In June 2015, Enterprise replaced in the mission to rescue migrants crossing the Mediterranean from Libya to Italy. By December 2015, Enterprise had been responsible for rescuing more than 2600 migrants. By December 2016, this number had risen to over 9000 before Enterprise was finally relieved by Echo. Among the migrants rescued by HMS Enterprise was Salman Abedi, the Libyan national who later went on to murder 22 people, including 7 children, at the Manchester Arena terrorist bombing on 22 May 2017. In recognition of her contribution to the European Union's Operation Sophia and her lifesaving work, the ship was awarded the Firmin Sword of Peace, an award given to units of the UK Armed Forces who have gone above and beyond their normal role.

On 9 January 2017, it was announced Enterprise had deployed to the South Atlantic to perform patrol tasks normally carried out by the Falkland Islands patrol vessel, , while Clyde underwent three months of maintenance in South Africa. Aside from patrol duties, Enterprise was also tasked with updating charts of the region used by seafarers during her deployment. Enterprise returned to Devonport on 18 April 2017 having steamed 150,000 mi and visited 20 countries over a period of nearly three years. Upon her return to the UK Enterprise underwent a short refit in Falmouth prior to returning to operations.

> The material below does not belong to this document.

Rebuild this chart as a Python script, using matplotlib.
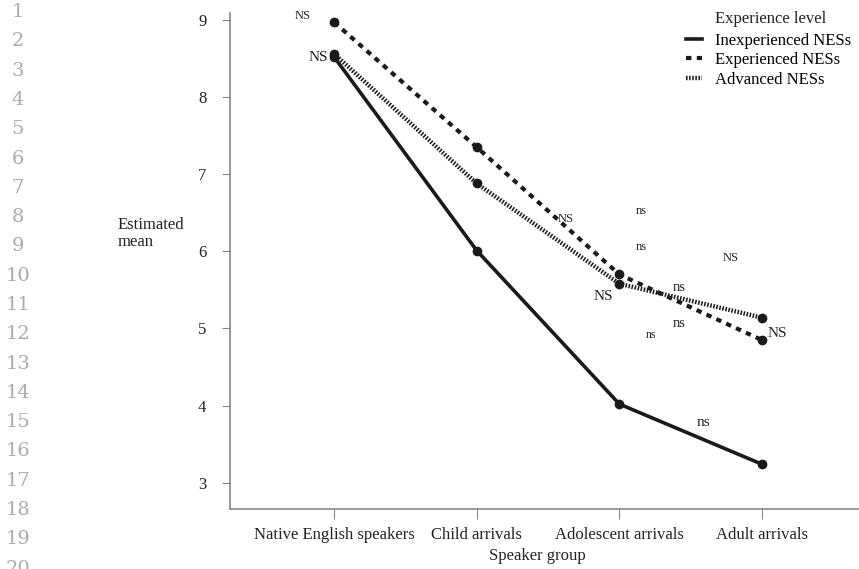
import numpy as np
import matplotlib.pyplot as plt
from matplotlib.lines import Line2D

groups = ["Native English speakers", "Child arrivals", "Adolescent arrivals", "Adult arrivals"]
inexperienced = [8.52, 6.01, 4.02, 3.24]
experienced = [8.97, 7.35, 5.70, 4.85]
advanced = [8.56, 6.88, 5.58, 5.14]

# significance labels: (text, x, y, size)
sig_labels = [
    ("NS", -0.22, 9.05, 9), ("NS", -0.11, 8.51, 11), ("NS", 1.62, 6.42, 9),
    ("ns", 2.15, 6.52, 9), ("ns", 2.15, 6.06, 9), ("NS", 2.78, 5.92, 9),
    ("NS", 1.89, 5.42, 11), ("ns", 2.42, 5.53, 10.5), ("ns", 2.42, 5.07, 10.5),
    ("ns", 2.22, 4.91, 8.5), ("NS", 3.11, 4.94, 11), ("ns", 2.59, 3.78, 11),
]

plt.rcParams['font.family'] = ['Liberation Serif', 'DejaVu Serif']
fig = plt.figure(figsize=(8.59, 5.69), dpi=100)
ax = fig.add_axes([230 / 859, 60 / 569, 629 / 859, 496 / 569])

styles = {
    "Inexperienced NESs": dict(lw=2.6, ls="-"),
    "Experienced NESs": dict(lw=3, ls=(0, (1.3, 1.3))),
    "Advanced NESs": dict(lw=3.2, ls=(0, (0.35, 0.35))),
}
x = np.arange(len(groups))
for name, vals in zip(styles, [inexperienced, experienced, advanced]):
    ax.plot(x, vals, color="#1a1a1a", marker="o", ms=6, **styles[name])

for txt, tx, ty, sz in sig_labels:
    ax.text(tx, ty, txt, fontsize=sz, ha="center", va="center", color="#222222")

ax.set_xlim(-0.73, 3.68)
ax.set_ylim(2.66, 9.09)
ax.set_yticks([3, 4, 5, 6, 7, 8, 9])
ax.set_xticks(x)
ax.set_xticklabels(groups)
ax.tick_params(axis="both", labelsize=12, colors="#222222")
ax.tick_params(axis="y", length=6, color="#888888", pad=11)
ax.tick_params(axis="x", length=7, color="#888888", pad=6)
for s in ["top", "right"]:
    ax.spines[s].set_visible(False)
for s in ["left", "bottom"]:
    ax.spines[s].set_color("#888888")
    ax.spines[s].set_linewidth(1.2)

ax.set_xlabel("Speaker group", fontsize=12, color="#222222")
ax.xaxis.set_label_coords((537 - 230) / 629, -(548 - 509) / 496)
fig.text(118 / 859, 1 - 225 / 569, "Estimated", fontsize=12, color="#222222", va="center")
fig.text(118 / 859, 1 - 242 / 569, "mean", fontsize=12, color="#222222", va="center")

# legend
handles = [Line2D([], [], color="#1a1a1a", **styles[n]) for n in styles]
fig.text(715 / 859, 1 - 19 / 569, "Experience level", fontsize=12, color="#222222", va="center")
ax.legend(handles, list(styles), loc="upper left",
          bbox_to_anchor=(686 / 859, 1 - 33 / 569), bbox_transform=fig.transFigure,
          frameon=False, fontsize=12, handlelength=0.95, handletextpad=0.8,
          labelspacing=0.2, borderpad=0, borderaxespad=0)

# manuscript line numbers
for i in range(20):
    fig.text(18 / 859, 1 - (12 + i * 29.3) / 569, str(i + 1), fontsize=14,
             color="#aaaaaa", ha="center", va="center", family="DejaVu Serif")

fig.savefig("out.png", dpi=100)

Sailing from Devonport on 29 June 2017, Enterprise deployed in her secondary role as a mine counter measures command ship, assuming the role of flagship of NATO Mine Countermeasures Group 2 (SNMCMG2), primarily operating in the Mediterranean. Returning to the UK a year later, she completed a short refit in Falmouth before deploying to Norway in October 2018 for Exercise Trident Juncture as the mine counter measures command ship for the UK minehunter taskgroup.

In December 2019, she was reported to have sailed through the strait of Taiwan.

On 5 August 2020, she was sent to Beirut to help survey the area around the docks following the 2020 Beirut Docks Explosion.

The ship was decommissioned on 30 March 2023 and sold to the Bangladesh Navy. After a period laid up in Portsmouth, it left under tow by the tug Lady Sarah on 6 May 2026 for overhaul by UK Docks Marine Services in Middlesbrough, arriving on 9 May. It is scheduled to be delivered to Bangladesh in mid-2027.

==Affiliations==
Enterprise was affiliated with 'D' (Royal Devon Yeomanry) Squadron Royal Wessex Yeomanry and the town of Tiverton, Devon, which includes the freedom of the city with the ship's company able to march through the town with flags flying whilst bearing arms. The ship was also affiliated with two Sea Cadet units; TS Hermes in Tiverton and TS Enterprise in Shirehampton. She was also the affiliated ship of Reading Blue Coat School CCF navy section, the Worshipful Company of Cutlers and Two Moors Primary School, Tiverton.